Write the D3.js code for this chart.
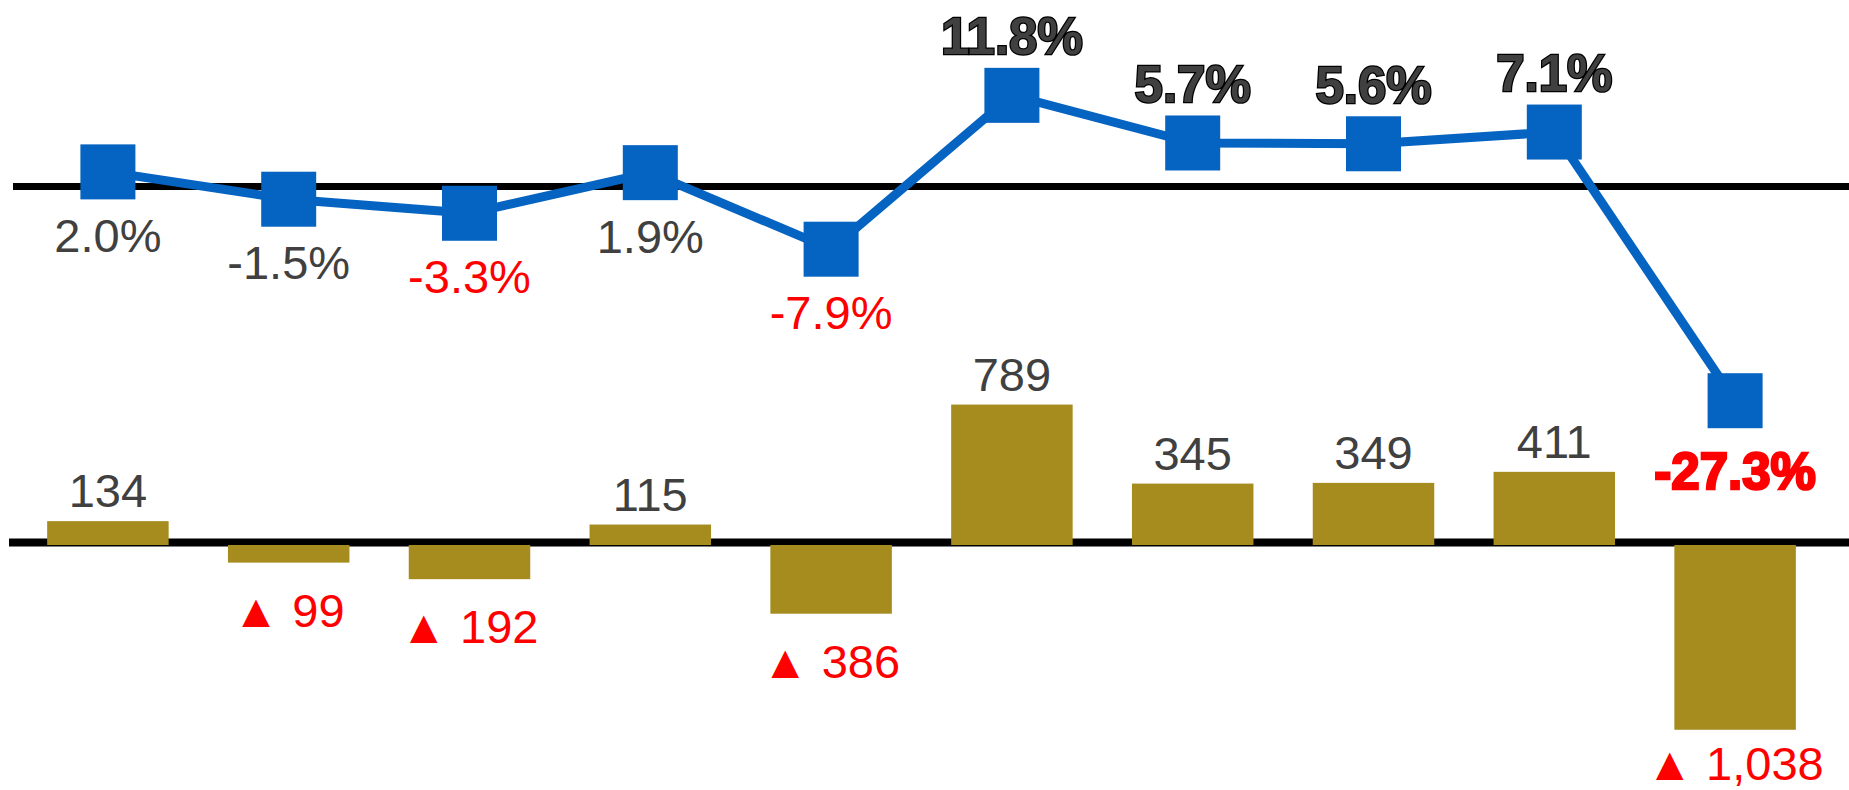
<!DOCTYPE html>
<meta charset="utf-8">
<script src="https://d3js.org/d3.v7.min.js"></script>
<style>
  body { margin: 0; background: #fff; }
  text { font-family: "Liberation Sans", Arial, sans-serif; }
</style>
<div id="chart"></div>
<script>

    // data
    var periods = ["P1", "P2", "P3", "P4", "P5", "P6", "P7", "P8", "P9", "P10"];
    var growthPct = [2.0, -1.5, -3.3, 1.9, -7.9, 11.8, 5.7, 5.6, 7.1, -27.3];
    var diffValues = [134, -99, -192, 115, -386, 789, 345, 349, 411, -1038];

    var width = 1849, height = 790;

    var svg = d3.select("#chart")
        .append("svg")
            .attr("width", width)
            .attr("height", height);

    var x = d3.scaleBand()
        .domain(periods)
        .range([17.5, 1825.5])
        .paddingInner(0.328)
        .paddingOuter(0.164);

    // line series (upper part), black line is its zero
    var yLine = d3.scaleLinear().domain([0, 10]).range([187.5, 109.4]);
    // bar series (lower part)
    var yBar = d3.scaleLinear().domain([0, 1000]).range([545, 367]);

    var blue = "#0563C1", gold = "#A68C1E", grey = "#404040", red = "#FF0000";
    var cx = function (d, i) { return x(periods[i]) + x.bandwidth() / 2; };

    // zero lines
    svg.append("line")
        .attr("x1", 13).attr("x2", width)
        .attr("y1", yLine(0) - 1).attr("y2", yLine(0) - 1)
        .attr("stroke", "#000").attr("stroke-width", 7);

    svg.append("line")
        .attr("x1", 9).attr("x2", width)
        .attr("y1", yBar(0) - 2.5).attr("y2", yBar(0) - 2.5)
        .attr("stroke", "#000").attr("stroke-width", 8);

    // bars
    svg.selectAll("rect.bar")
        .data(diffValues)
        .enter()
        .append("rect")
        .attr("class", "bar")
        .attr("x", function (d, i) { return x(periods[i]); })
        .attr("width", x.bandwidth())
        .attr("y", function (d) { return d >= 0 ? yBar(d) : yBar(0); })
        .attr("height", function (d) { return Math.abs(yBar(d) - yBar(0)); })
        .attr("fill", gold);

    // bar labels (negatives shown as ▲ n, kept inside the page)
    var fmt = d3.format(",");
    svg.selectAll("text.barlabel")
        .data(diffValues)
        .enter()
        .append("text")
        .attr("class", "barlabel")
        .attr("x", cx)
        .attr("y", function (d) {
            return d >= 0 ? yBar(d) - 14 : Math.min(yBar(d) + 64, height - 10);
        })
        .attr("text-anchor", "middle")
        .style("font-size", "47px")
        .attr("fill", function (d) { return d >= 0 ? grey : red; })
        .text(function (d) { return d >= 0 ? fmt(d) : "\u25B2 " + fmt(-d); });

    // line
    var line = d3.line()
        .x(function (d, i) { return cx(d, i); })
        .y(function (d) { return yLine(d); });

    svg.append("path")
        .datum(growthPct)
        .attr("d", line)
        .attr("fill", "none")
        .attr("stroke", blue)
        .attr("stroke-width", 9)
        .attr("stroke-linejoin", "round");

    var m = 55;
    svg.selectAll("rect.marker")
        .data(growthPct)
        .enter()
        .append("rect")
        .attr("class", "marker")
        .attr("x", function (d, i) { return cx(d, i) - m / 2; })
        .attr("y", function (d) { return yLine(d) - m / 2; })
        .attr("width", m)
        .attr("height", m)
        .attr("fill", blue);

    // line labels: big moves get bold, drops get red, strong gains go above
    var isBold = function (d) { return d > 5 || d < -20; };
    var isAbove = function (d) { return d > 5; };

    svg.selectAll("text.linelabel")
        .data(growthPct)
        .enter()
        .append("text")
        .attr("class", "linelabel")
        .attr("x", cx)
        .attr("y", function (d) {
            if (isAbove(d)) return yLine(d) - 41;
            return yLine(d) + (isBold(d) ? 88 : 80);
        })
        .attr("text-anchor", "middle")
        .style("font-size", function (d) { return isBold(d) ? "51px" : "47px"; })
        .style("font-weight", function (d) { return isBold(d) ? "bold" : "normal"; })
        .style("paint-order", "stroke")
        .attr("fill", function (d) { return d <= -3 ? red : grey; })
        .attr("stroke", function (d) { return !isBold(d) ? "none" : (d < 0 ? red : "#000"); })
        .attr("stroke-width", function (d) { return isBold(d) ? 2.5 : 0; })
        .text(function (d) { return d.toFixed(1) + "%"; });

</script>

*Problem to solve*. Select every line where the word "chart" occurs.

*Output*.
Write the D3.js code for this chart.
<div id="chart"></div>
    var svg = d3.select("#chart")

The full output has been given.